ABOARD AMADARA-Phnom Penh is Cambodia’s capitol now but from 1618 to 1865 that honor belonged to Oudong, about 22 miles to the north. Its hundreds buildings, temples and royal stupas (repositories for cremation ashes) were destroyed by bombings in the early ‘70s and it is now a small town with the country’s largest Buddhist center.
The center encompasses a large temple, housing for monks and nuns, dining hall, a school and pleasant gardens. Our morning began there after a short bus ride from AmaDara.
After climbing the steps to the temple forecourt it was off with shoes, hats and sunglasses, women’s shoulders and knees modestly covered, for the monks’ blessing. Sitting on colorful matting, hands formed in prayer and careful not to point feet toward the line of seated, orange robe-clad monks, we listened to their chant.
After a response to accept and give thank for the blessing we could look about at leisure. The Buddha statue is quite imposing but more interestingly, the walls are covered in murals depicting the Buddha’s life just as early Christian churches had to teach of dam and Eve and the story of Jesus.
In small groups we headed out to see the complex. It was well-timed as the monks were coming from their quarters for the daily gathering of food. They do this each day and waste no time at it for they must gather, say prayers and eat before noon. No food after that until very early the next morning. Running late means a long hungry spell.
In a line, bowls in hand, they proceed across the grounds to where the nuns live in tiny one-woman structures. They gather bits of food from the villagers and cook it and rice to feed the monks. The monks in orange, the nuns in white, all with shaved heads, makes quite an image.
There were two women in my group and we were both invited to join the nuns in feeding the monks. What an experience. Again, shoes off.
I was given a bowl of rice and a sizeable spoon. I began giving each monk a spoonful until the nun to my left leaned over, reached across to my bowl and said, “Tit, tit, tit.”
Huh? There was no one to interpret but I watched the nun to my right give just token amounts of rice and caught on. I realized afterwards that each nun must be able to give to each monk in order to accept and benefit from the monks’ blessing that comes at the conclusion of the ceremony.
I chuckled at the cats along the line on the nuns’ side. Each had its own territory and as a grain or two of rice spilled, they would run out between our feet and eat it up.
When all was done, a tiny, very old nun approached and said, “Bonjour, madam,” I immediately replied in French, greeting her and asking how she was – I do know en peu – but she did not or could not respond. I do suspect she learned that bit of French during her country’s occupation of Cambodia.
I crossed the path to my fellow travelers, eager to regain my shoes and sunglasses. I had missed a grand photo opp but had a once-in-a-lifetime experience.

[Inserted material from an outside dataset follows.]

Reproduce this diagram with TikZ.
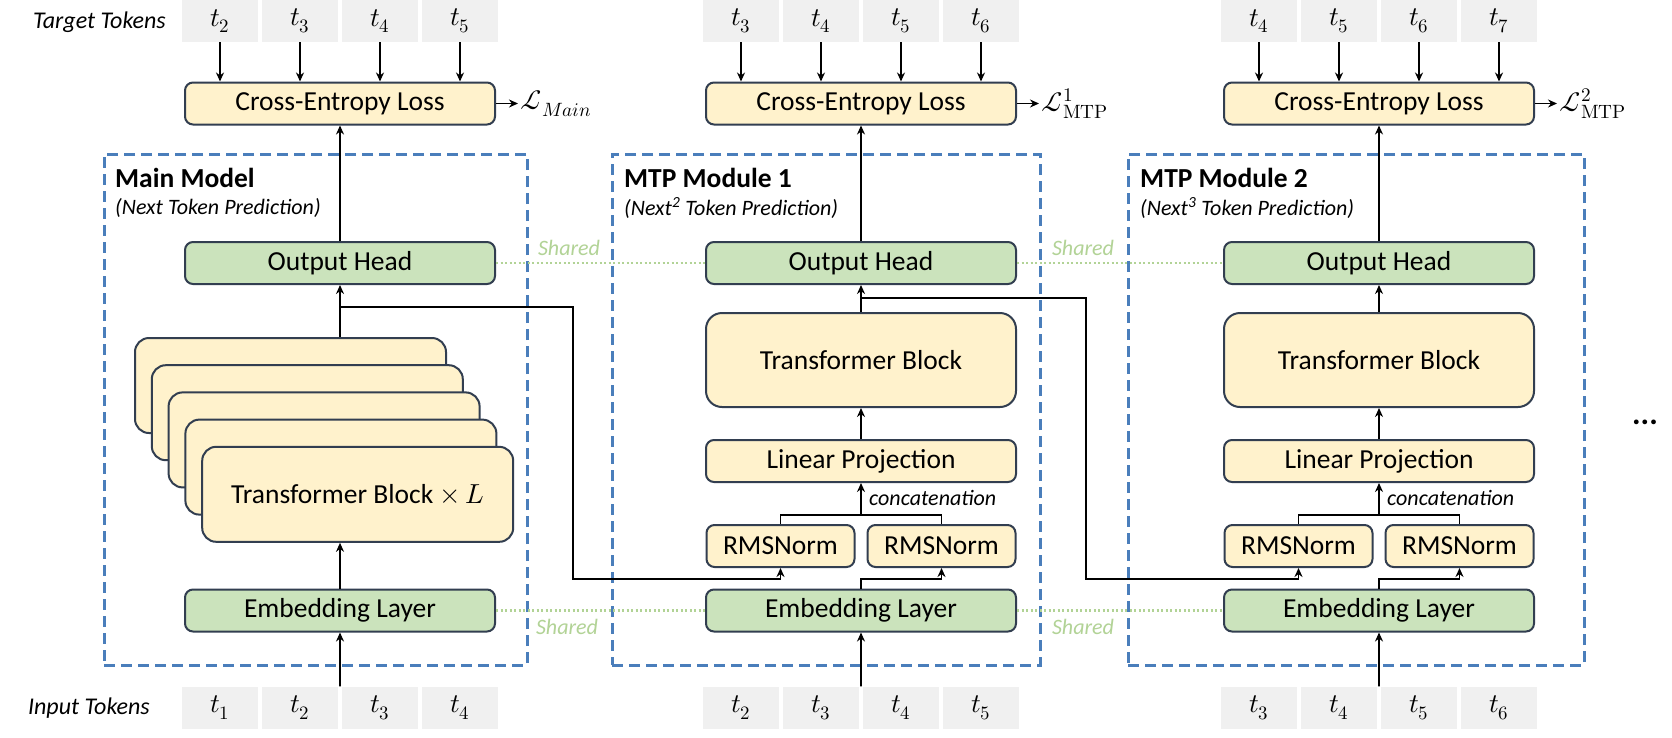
\documentclass[tikz,border=0pt]{standalone}
\usepackage{fontspec}
\usepackage{unicode-math}
\setmainfont{Carlito}
\setmathfont{Latin Modern Math}
\usetikzlibrary{arrows.meta,calc}
\definecolor{edgec}{RGB}{50,62,80}
\definecolor{yelfill}{RGB}{255,242,204}
\definecolor{grnfill}{RGB}{203,227,188}
\definecolor{tokfill}{RGB}{240,240,240}
\definecolor{dashblue}{RGB}{74,126,187}
\definecolor{sharegrn}{RGB}{178,211,150}
\newcommand\szmain{\fontsize{27.5pt}{33pt}\selectfont}
\newcommand\szsmall{\fontsize{22pt}{26pt}\selectfont}
\newcommand\sztok{\fontsize{27pt}{31pt}\selectfont}
\tikzset{
  blk/.style={draw=edgec, line width=2pt, rounded corners=8pt, fill=yelfill,
    minimum width=310pt, minimum height=42pt, inner sep=0pt, font=\szmain},
  grnblk/.style={blk, fill=grnfill},
  tok/.style={fill=tokfill, minimum width=76pt, minimum height=42pt, inner sep=0pt, font=\sztok},
  arr/.style={-{Stealth[length=9pt,width=8pt]}, line width=1.8pt, draw=black},
  conn/.style={line width=1.8pt, draw=black},
  module/.style={draw=dashblue, line width=3pt, dash pattern=on 11pt off 6pt, inner sep=0pt},
  share/.style={draw=sharegrn, line width=2.5pt, dash pattern=on 2pt off 2.5pt},
  sharetxt/.style={text=sharegrn, font=\szsmall\itshape, inner sep=0pt},
  title/.style={anchor=west, font=\szmain\bfseries, inner sep=0pt},
  subtitle/.style={anchor=west, font=\szsmall\itshape, inner sep=0pt},
  lossl/.style={anchor=west, font=\szmain, inner sep=2pt},
}
\begin{document}
\begin{tikzpicture}[x=1pt,y=-1pt]
\fill[white] (0,0) rectangle (1672,737);
\useasboundingbox (0,0) rectangle (1672,737);

% module frames
\node[module, minimum width=423pt, minimum height=511pt] (mod1) at (315.5,409.5) {};
\node[module, minimum width=428pt, minimum height=511pt] (mod2) at (826,409.5) {};
\node[module, minimum width=456pt, minimum height=511pt] (mod3) at (1356,409.5) {};

\node[title] (tt1) at (115,178) {Main Model};
\node[subtitle] (st1) at (115,208) {(Next Token Prediction)};
\node[title] (tt2) at (624,178) {MTP Module 1};
\node[subtitle] (st2) at (624,208) {(Next\textsuperscript{2} Token Prediction)};
\node[title] (tt3) at (1140,178) {MTP Module 2};
\node[subtitle] (st3) at (1140,208) {(Next\textsuperscript{3} Token Prediction)};

\node[anchor=east, font=\fontsize{24pt}{28pt}\selectfont\itshape, inner sep=0pt] (tgl) at (166,22) {Target Tokens};
\node[anchor=east, font=\fontsize{24pt}{28pt}\selectfont\itshape, inner sep=0pt] (inl) at (150,708) {Input Tokens};

\foreach \i/\cx/\s in {1/340/2, 2/861/3, 3/1379/4}{
  \foreach \k in {0,1,2,3}{
    \pgfmathtruncatemacro\ti{\s+\k}
    \pgfmathtruncatemacro\ii{\s+\k-1}
    \pgfmathsetmacro\xx{\cx-120+80*\k}
    \node[tok] (tg\i\k) at (\xx,21) {$t_{\ti}$};
    \node[tok] (in\i\k) at (\xx,707.5) {$t_{\ii}$};
  }
  \node[blk] (ce\i) at (\cx,103.5) {Cross-Entropy Loss};
  \foreach \k in {0,1,2,3}{
    \draw[arr] (tg\i\k.south) -- (tg\i\k.south |- ce\i.north);
  }
  \node[grnblk] (oh\i) at (\cx,263) {Output Head};
  \node[grnblk] (em\i) at (\cx,610.5) {Embedding Layer};
  \draw[arr] (oh\i.north) -- (ce\i.south);
  \draw[arr] ($(in\i1.north east)!0.5!(in\i2.north west)$) -- (em\i.south);
}

\draw[arr] (ce1.east) -- ++(22,0) node[lossl] (lmain) {$\mathcal{L}_{Main}$};
\draw[arr] (ce2.east) -- ++(22,0) node[lossl] (lmtp1) {$\mathcal{L}^{1}_{\symup{MTP}}$};
\draw[arr] (ce3.east) -- ++(22,0) node[lossl] (lmtp2) {$\mathcal{L}^{2}_{\symup{MTP}}$};

% main model stack
\foreach \j in {0,...,4}{
  \node[blk, minimum width=311pt, minimum height=95pt, rounded corners=14pt] (sk\j) at (290.5+16.8*\j,385.5+27.2*\j) {};
}
\node[font=\szmain] (sktxt) at (sk4) {Transformer Block $\times\, L$};
\draw[arr] (em1.north) -- (em1.north |- sk4.south);
\draw[arr] (oh1.south |- sk0.north) -- (oh1.south);

% MTP modules
\foreach \i/\cx in {2/861, 3/1379}{
  \node[blk, minimum height=94pt, rounded corners=16pt] (tb\i) at (\cx,360) {Transformer Block};
  \node[blk] (lp\i) at (\cx,461) {Linear Projection};
  \node[blk, minimum width=148pt] (rl\i) at (\cx-80.5,546) {RMSNorm};
  \node[blk, minimum width=148pt] (rr\i) at (\cx+80.5,546) {RMSNorm};
  \draw[arr] (tb\i.north) -- (oh\i.south);
  \draw[arr] (lp\i.north) -- (tb\i.south);
  \coordinate (cj\i) at (\cx,515);
  \draw[conn] (rl\i.north) |- (cj\i) -| (rr\i.north);
  \draw[arr] (cj\i) -- (lp\i.south);
  \node[anchor=west, font=\szsmall\itshape, inner sep=0pt] (cc\i) at (\cx+8,498) {concatenation};
  \coordinate (eb\i) at (\cx,579);
  \draw[arr] (em\i.north) -- (eb\i) -| (rr\i.south);
}

% cross-module feeds
\coordinate (j1) at (340,307);
\coordinate (fb1) at (573,579);
\draw[arr] (j1) -| (fb1) -| (rl2.south);
\coordinate (j2) at (861,298);
\coordinate (fb2) at (1086,579);
\draw[arr] (j2) -| (fb2) -| (rl3.south);

% shared
\draw[share] (oh1.east) -- (oh2.west);
\draw[share] (oh2.east) -- (oh3.west);
\draw[share] (em1.east) -- (em2.west);
\draw[share] (em2.east) -- (em3.west);
\node[sharetxt] (sh1) at (569,248) {Shared};
\node[sharetxt] (sh2) at (1083,248) {Shared};
\node[sharetxt] (sh3) at (567,627) {Shared};
\node[sharetxt] (sh4) at (1083,627) {Shared};

\node[font=\fontsize{32pt}{36pt}\selectfont\bfseries, inner sep=0pt] (dots) at (1645,422) {...};
\end{tikzpicture}
\end{document}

It wasn’t over, though. Another, younger and livelier nun came up to me most distressed and rattled something off. I called over Sofia, our guide, and asked for translation.
The nun was concerned that I had not responded when they had and unless I said the magic words, I would not receive the blessing benefit. Coached by Sofia, I did so. The nun and I both beamed.
You cannot beat international understanding.